◆ What is being asked
Go through the listing and copy each line with the string "Give".
╭──
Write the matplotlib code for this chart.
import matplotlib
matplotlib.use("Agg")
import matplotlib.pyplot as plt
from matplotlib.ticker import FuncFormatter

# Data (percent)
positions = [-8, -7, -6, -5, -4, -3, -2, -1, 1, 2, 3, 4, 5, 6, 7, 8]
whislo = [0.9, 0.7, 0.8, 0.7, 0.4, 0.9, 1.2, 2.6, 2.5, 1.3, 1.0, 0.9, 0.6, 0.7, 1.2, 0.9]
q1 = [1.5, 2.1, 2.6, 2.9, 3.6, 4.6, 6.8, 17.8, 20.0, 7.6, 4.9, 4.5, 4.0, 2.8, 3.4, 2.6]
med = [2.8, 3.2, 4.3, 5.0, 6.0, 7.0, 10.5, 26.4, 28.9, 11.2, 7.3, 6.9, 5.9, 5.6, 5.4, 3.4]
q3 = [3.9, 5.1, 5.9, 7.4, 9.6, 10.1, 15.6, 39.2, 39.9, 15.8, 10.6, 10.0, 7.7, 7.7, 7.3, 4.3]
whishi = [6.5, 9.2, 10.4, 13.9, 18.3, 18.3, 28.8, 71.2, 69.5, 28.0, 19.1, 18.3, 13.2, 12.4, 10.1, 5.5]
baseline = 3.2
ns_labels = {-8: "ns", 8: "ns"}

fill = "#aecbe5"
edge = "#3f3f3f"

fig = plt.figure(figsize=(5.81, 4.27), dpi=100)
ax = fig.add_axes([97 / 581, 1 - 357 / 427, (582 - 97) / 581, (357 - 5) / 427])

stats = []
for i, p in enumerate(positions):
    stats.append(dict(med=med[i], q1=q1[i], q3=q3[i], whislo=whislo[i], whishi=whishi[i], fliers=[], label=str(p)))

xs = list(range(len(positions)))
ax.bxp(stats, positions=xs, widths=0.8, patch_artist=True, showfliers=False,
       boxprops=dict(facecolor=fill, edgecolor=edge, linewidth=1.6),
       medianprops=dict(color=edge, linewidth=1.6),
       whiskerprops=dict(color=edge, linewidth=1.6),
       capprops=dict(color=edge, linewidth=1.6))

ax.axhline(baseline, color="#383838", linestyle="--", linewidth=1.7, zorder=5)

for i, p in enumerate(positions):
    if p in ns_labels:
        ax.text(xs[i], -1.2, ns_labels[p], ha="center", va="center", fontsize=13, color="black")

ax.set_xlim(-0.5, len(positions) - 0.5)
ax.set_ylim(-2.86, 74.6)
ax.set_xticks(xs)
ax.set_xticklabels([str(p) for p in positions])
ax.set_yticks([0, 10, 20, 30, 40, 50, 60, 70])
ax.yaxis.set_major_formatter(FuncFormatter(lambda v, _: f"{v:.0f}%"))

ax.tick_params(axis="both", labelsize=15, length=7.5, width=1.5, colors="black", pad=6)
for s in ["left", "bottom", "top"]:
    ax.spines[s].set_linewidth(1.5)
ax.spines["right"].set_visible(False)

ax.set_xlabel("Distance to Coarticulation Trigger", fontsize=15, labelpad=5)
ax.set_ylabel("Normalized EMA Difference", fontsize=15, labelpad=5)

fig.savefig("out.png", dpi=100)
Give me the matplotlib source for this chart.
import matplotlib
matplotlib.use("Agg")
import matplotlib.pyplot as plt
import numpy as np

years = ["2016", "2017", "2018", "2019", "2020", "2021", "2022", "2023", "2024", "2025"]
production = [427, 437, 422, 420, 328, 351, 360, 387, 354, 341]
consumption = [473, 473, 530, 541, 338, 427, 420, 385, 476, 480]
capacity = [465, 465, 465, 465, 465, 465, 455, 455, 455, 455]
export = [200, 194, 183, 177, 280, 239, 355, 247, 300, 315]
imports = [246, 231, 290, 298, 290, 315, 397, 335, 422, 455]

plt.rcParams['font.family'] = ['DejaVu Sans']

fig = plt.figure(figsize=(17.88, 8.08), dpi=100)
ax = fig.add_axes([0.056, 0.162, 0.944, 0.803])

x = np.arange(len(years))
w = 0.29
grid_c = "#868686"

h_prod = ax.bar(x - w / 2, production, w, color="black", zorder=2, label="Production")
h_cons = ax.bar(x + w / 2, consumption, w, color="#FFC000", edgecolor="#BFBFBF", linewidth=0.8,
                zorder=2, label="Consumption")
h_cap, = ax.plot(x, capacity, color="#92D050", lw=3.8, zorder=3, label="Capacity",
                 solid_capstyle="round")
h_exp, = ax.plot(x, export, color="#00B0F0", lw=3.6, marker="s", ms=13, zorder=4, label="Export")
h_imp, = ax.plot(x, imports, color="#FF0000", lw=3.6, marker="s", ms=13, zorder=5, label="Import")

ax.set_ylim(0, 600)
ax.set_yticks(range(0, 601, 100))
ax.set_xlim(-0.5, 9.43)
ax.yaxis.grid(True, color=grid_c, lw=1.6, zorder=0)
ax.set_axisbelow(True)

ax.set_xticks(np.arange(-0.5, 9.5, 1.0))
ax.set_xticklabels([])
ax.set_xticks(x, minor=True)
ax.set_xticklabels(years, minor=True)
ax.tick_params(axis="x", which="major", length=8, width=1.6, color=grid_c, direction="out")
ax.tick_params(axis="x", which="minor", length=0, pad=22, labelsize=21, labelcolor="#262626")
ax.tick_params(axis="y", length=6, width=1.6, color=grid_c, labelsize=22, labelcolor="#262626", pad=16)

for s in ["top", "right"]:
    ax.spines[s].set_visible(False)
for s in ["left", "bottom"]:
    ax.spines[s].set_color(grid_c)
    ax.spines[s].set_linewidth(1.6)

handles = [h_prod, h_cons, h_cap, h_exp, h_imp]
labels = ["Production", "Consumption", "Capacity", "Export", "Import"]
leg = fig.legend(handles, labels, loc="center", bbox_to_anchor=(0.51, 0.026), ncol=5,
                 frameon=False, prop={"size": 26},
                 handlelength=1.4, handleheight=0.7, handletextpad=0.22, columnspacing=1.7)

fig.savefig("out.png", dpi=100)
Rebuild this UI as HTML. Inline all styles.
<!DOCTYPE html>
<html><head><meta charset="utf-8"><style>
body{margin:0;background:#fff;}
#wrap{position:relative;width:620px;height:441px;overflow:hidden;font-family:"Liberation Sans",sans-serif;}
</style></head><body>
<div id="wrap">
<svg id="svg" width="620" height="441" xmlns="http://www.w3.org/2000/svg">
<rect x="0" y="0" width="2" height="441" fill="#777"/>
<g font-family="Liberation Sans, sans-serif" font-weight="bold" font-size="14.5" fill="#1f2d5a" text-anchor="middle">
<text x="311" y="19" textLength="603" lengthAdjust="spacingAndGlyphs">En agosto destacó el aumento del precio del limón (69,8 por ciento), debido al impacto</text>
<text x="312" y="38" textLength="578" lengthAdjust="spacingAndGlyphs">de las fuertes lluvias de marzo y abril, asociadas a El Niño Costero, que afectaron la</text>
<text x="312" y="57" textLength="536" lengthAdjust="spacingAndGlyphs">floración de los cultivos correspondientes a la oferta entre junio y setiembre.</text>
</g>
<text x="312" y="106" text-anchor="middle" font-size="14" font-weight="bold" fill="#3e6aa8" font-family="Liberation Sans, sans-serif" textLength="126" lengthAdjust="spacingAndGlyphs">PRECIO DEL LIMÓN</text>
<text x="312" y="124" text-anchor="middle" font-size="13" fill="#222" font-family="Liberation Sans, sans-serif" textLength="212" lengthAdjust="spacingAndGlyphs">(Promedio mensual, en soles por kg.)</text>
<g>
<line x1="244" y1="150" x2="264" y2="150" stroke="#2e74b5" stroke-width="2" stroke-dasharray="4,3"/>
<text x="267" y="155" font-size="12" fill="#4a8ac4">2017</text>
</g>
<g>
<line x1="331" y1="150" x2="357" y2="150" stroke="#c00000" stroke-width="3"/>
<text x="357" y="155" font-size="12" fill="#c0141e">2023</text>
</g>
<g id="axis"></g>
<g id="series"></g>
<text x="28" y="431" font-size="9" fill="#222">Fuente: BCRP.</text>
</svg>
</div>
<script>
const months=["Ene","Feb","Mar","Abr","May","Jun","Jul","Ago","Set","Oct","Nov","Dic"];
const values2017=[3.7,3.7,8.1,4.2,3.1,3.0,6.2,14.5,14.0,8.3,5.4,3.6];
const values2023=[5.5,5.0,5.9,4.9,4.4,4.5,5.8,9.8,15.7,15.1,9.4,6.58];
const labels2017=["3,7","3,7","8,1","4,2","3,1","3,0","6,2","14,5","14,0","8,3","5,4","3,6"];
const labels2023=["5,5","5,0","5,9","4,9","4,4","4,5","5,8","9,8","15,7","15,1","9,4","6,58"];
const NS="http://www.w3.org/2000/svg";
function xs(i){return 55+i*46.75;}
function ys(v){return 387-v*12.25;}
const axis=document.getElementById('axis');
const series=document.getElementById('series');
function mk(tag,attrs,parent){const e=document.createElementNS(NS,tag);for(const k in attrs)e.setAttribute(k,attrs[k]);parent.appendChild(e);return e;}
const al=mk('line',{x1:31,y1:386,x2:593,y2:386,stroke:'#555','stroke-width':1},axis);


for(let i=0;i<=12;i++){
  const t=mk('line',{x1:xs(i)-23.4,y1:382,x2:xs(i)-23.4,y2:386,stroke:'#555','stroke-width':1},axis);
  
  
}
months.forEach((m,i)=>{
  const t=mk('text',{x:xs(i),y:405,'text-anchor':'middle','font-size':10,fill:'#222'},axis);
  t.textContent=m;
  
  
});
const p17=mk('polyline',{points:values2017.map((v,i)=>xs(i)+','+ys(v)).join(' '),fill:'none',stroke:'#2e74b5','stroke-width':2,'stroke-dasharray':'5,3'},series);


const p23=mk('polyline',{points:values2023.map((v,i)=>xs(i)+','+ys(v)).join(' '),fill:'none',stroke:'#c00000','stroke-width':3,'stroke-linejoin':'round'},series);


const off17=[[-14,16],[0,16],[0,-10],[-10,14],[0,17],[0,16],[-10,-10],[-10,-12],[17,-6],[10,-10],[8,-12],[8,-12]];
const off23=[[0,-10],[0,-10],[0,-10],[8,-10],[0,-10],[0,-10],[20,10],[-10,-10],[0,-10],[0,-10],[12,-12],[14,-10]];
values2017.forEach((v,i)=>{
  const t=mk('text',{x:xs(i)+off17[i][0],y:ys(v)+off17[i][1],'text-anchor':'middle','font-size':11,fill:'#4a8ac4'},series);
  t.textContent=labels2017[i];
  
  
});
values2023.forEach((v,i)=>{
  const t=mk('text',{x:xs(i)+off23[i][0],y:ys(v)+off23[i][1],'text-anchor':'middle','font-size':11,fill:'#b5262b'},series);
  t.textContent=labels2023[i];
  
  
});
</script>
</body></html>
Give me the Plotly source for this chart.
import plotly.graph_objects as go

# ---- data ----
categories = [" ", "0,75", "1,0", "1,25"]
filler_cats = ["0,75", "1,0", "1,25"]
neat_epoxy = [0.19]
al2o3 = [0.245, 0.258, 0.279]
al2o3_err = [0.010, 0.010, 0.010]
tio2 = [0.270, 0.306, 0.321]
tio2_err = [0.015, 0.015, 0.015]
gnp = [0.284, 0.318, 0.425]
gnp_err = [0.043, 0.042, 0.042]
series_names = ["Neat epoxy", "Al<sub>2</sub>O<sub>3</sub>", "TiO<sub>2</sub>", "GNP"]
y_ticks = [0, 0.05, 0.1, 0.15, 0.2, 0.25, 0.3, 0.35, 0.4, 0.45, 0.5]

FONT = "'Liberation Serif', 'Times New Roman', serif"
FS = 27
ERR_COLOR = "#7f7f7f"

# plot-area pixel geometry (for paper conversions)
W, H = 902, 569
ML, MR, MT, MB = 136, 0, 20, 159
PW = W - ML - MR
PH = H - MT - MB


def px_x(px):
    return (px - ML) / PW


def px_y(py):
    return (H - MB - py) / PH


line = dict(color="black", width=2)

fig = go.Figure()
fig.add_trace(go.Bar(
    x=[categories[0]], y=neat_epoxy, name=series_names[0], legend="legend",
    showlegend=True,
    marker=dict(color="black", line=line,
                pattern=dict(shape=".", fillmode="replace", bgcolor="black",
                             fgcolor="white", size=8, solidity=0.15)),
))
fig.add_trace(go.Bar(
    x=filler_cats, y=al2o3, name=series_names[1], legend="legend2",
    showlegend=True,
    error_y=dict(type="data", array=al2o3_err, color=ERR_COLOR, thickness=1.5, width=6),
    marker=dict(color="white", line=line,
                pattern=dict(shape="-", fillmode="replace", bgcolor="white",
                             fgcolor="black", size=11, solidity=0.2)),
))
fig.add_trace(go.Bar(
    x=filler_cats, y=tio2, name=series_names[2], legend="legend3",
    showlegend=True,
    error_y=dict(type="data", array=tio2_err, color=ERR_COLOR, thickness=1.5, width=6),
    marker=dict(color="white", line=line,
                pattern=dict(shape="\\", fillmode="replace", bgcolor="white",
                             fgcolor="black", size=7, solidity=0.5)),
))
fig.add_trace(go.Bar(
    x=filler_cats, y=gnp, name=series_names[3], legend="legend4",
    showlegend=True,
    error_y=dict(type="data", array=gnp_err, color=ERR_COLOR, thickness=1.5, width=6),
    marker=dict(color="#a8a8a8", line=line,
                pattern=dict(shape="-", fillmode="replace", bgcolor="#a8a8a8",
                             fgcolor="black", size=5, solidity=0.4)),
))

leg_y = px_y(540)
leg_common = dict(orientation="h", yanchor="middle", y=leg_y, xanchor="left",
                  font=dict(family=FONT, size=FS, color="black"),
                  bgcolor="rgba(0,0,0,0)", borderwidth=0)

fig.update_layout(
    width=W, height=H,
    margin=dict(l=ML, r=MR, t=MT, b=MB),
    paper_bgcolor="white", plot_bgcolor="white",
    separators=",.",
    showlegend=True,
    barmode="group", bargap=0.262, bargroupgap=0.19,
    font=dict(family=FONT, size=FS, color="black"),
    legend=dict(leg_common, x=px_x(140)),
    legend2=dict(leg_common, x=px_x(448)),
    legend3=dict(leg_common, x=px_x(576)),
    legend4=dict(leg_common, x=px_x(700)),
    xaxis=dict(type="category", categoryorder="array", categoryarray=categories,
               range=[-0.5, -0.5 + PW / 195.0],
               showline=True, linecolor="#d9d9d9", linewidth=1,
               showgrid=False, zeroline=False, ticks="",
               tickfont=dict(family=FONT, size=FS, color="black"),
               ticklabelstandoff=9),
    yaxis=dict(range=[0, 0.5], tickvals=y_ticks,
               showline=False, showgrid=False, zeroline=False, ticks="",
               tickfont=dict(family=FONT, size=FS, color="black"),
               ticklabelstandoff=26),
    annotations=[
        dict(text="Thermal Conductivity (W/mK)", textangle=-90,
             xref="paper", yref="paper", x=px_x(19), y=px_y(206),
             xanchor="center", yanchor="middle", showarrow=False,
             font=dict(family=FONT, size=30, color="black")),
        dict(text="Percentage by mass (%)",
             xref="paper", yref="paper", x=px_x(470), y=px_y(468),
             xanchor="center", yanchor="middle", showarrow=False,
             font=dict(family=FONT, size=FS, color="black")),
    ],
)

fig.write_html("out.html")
╰──
◆ Complete answer
Give me the matplotlib source for this chart.
Give me the Plotly source for this chart.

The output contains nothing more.